London Loop – sections 20, 21

Ela and I squeezed in two more legs of the London Loop just before Season 2 of Lockdown started streaming across England. We had to limit our walk to two people because of the two-household rule. This walk started at Chigwell and went to Harold Wood via Havering-atte Bower. All were new to me.

It’s no longer surprising but Chigwell tube station quickly yielded to rolling fields and farmland. This was one of the most rural sections of the whole Loop. Hainault Forest, a Site of Special Scientific Interest, was especially beautiful.

As if the ancient woodland in the forest weren’t alluring enough, there was an adventure woodland trail. It consisted of a series of balancing ropes and bridges completing a circuit suspended between trees. It was a bit like Go Ape but about a metre off the ground with no harnesses required. This was too tempting to ignore and we spent some time completing the course, some of which was quite challenging.

Being mostly in open country, the walk served up a few ploughed fields. We managed to traverse one without any mishaps. However, a later narrow waterlogged path, flanked by bushes on one side and barbed wire on the other, turned out to be a bit trickier. The path was too deep for my customary trainers and I started skirting my way along the hedge. Ela was braver. She decided to “go for it”, alas, on the barbed wire side. A couple of footsteps later she was hanging off the barbed wire partly submerged in mud. I crossed to disentangle her and, having freed her, I slipped in the mud. As the muddy water rushed into my shoes, I reached out to Ela and she lost her footing again and had another dip! It was slapstick comedy. We were like kids splashing around in the mud but we were laughing.

Having composed ourselves and checked for damage (only a few scratches), we still had the 15-metre muddy path to cross. Our shoes and socks were soaked. So we walked gingerly down the middle of the path, making sure there would be no further falls and not caring about our feet being submerged in water.

We got across the path without any further damage, took some photos, and squelched on.

Growing in Havering Country Park are giant sequoia trees planted in the 19th century.

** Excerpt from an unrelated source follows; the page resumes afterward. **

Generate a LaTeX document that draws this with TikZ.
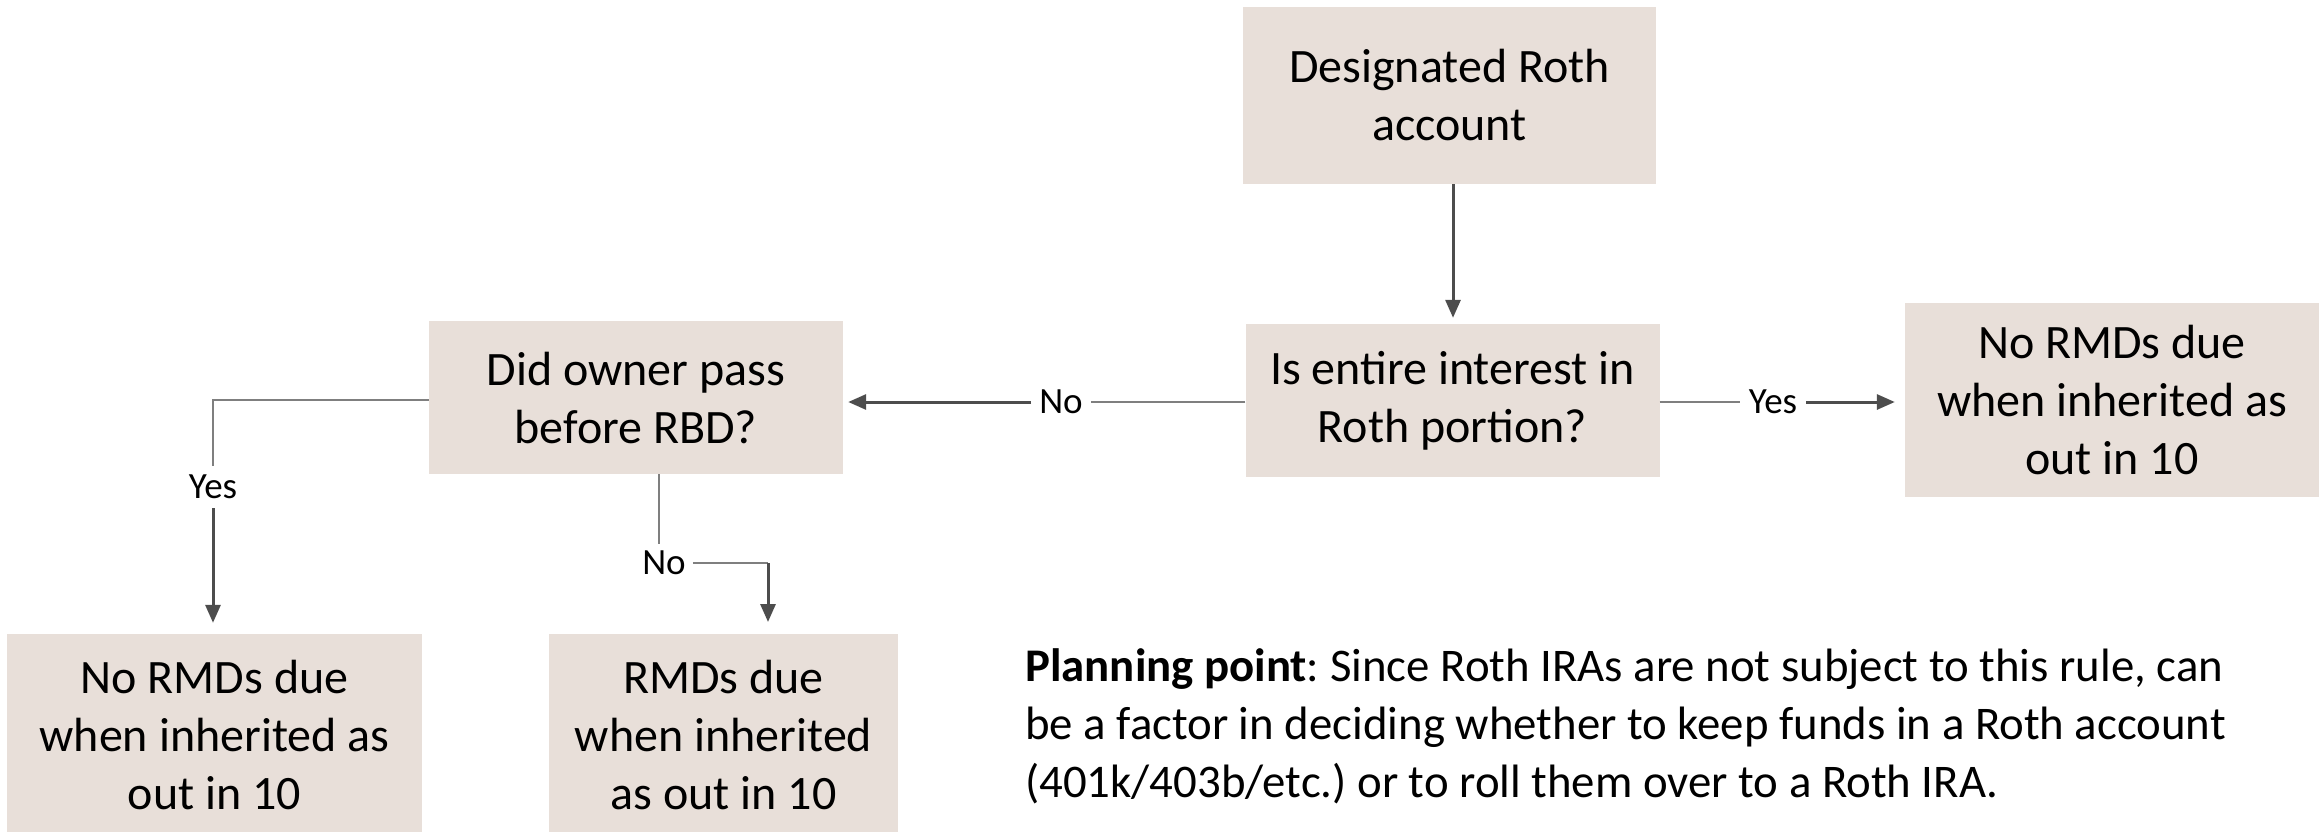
\documentclass[tikz,border=0pt]{standalone}
\usepackage{fontspec}
\setmainfont{Carlito}
\usetikzlibrary{arrows.meta}
\frenchspacing
\definecolor{boxfill}{HTML}{E8DFD9}
\definecolor{thinline}{HTML}{7F7F7F}
\definecolor{arrowline}{HTML}{4D4D4D}
\tikzset{
  flowbox/.style={rectangle, fill=boxfill, draw=none, align=center,
    font=\fontsize{48}{58}\selectfont, inner sep=0pt},
  branchlabel/.style={font=\fontsize{37}{42}\selectfont, inner sep=6pt},
  leadline/.style={draw=thinline, line width=1.5pt},
  flowarrow/.style={draw=arrowline, line width=3pt,
    -{Triangle[length=18pt,width=15pt]}},
}
\begin{document}
\begin{tikzpicture}[x=1pt, y=-1pt]
\useasboundingbox (0,0) rectangle (2323,832);

% boxes
\node[flowbox, minimum width=413pt, minimum height=177pt] (A) at (1449.5,95.5)
  {Designated Roth\\account};
\node[flowbox, minimum width=414pt, minimum height=153pt] (B) at (1452.5,400.5)
  {Is entire interest in\\Roth portion?};
\node[flowbox, minimum width=414pt, minimum height=194pt] (C) at (2112,400)
  {No RMDs due\\when inherited as\\out in 10};
\node[flowbox, minimum width=414pt, minimum height=153pt] (D) at (636,397.5)
  {Did owner pass\\before RBD?};
\node[flowbox, minimum width=415pt, minimum height=202pt] (E) at (214.5,735)
  {No RMDs due\\when inherited as\\out in 10};
\node[flowbox, minimum width=349pt, minimum height=202pt] (F) at (723.5,735)
  {RMDs due\\when inherited\\as out in 10};

% branch labels
\node[branchlabel, inner sep=8pt] (noB)  at (1061,402) {No};
\node[branchlabel, inner sep=9pt] (yesB) at (1773,402) {Yes};
\node[branchlabel, inner sep=9pt] (yesD) at (213,487) {Yes};
\node[branchlabel, inner sep=7pt] (noD)  at (664,563) {No};
\coordinate (Fin) at (768,634);

% connectors
\draw[flowarrow, shorten >=6pt] (A.south -| 1453,0) -- (B.north -| 1453,0);

\draw[leadline] (B.west |- noB.east) -- (noB.east);
\draw[flowarrow, shorten >=5pt] (noB.west) -- (D.east |- noB.west);

\draw[leadline] (B.east |- yesB.west) -- (yesB.west);
\draw[flowarrow, shorten >=10pt] (yesB.east) -- (C.west |- yesB.east);

\draw[leadline] (D.west |- 0,400) -| (yesD.north);
\draw[flowarrow, shorten >=11pt] (yesD.south) -- (yesD.south |- E.north);

\draw[leadline] (D.south -| 659,0) -- (noD.north -| 659,0);
\draw[leadline] (noD.east) -- (noD.east -| Fin);
\draw[flowarrow, shorten >=12pt] (noD.east -| Fin) -- (Fin);

% note (anchored on the baseline of its last line)
\node[anchor=base west, align=left, inner sep=0pt,
      font=\fontsize{46.8}{58}\selectfont] (note) at (1025,797)
  {\textbf{Planning point}: Since Roth IRAs are not subject to this rule, can\\
   be a factor in deciding whether to keep funds in a Roth account\\
   (401k/403b/etc.) or to roll them over to a Roth IRA.};
\end{tikzpicture}
\end{document}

These are minuscule compared to the ones in Sequoia National Park but are a fine sight in the rich and varied landscape. You also have some outstanding views of the woods and meadows in the Essex countryside.

The quintessentially English-named village Havering-atte-bower was “once the ancient seat of kings and the site of a vast Royal Palace, of which not a stone remains”, according to the TfL guide. The village green is located where the palace once stood.

Having spent far too long enjoying ourselves on the adventure course and in the mud, we wondered whether we could complete the next section to Harold Wood before the light failed us. We erred on the side of adventure and continued.

Fortunately, we made good time and arrived at Harold Wood with light to spare. (Harold Wood probably derives its name from Harold II, who was defeated by William the Conqueror at the Battle of Hastings in 1066.)

Curiously, for the trainspotter, Harold Wood is connected by trains run by TfL Rail – an addition to the Underground and Overground. We had smooth journeys back. I’d be happy if TfL ran all our trains.

Now that we’re in lockdown again, I’m not sure when we’ll be able to continue the London Loop or whether we’ll be able to complete it before the end of the year, as we’d planned. Currently, only essential travel is allowed and I’m not sure travelling to hike counts as essential.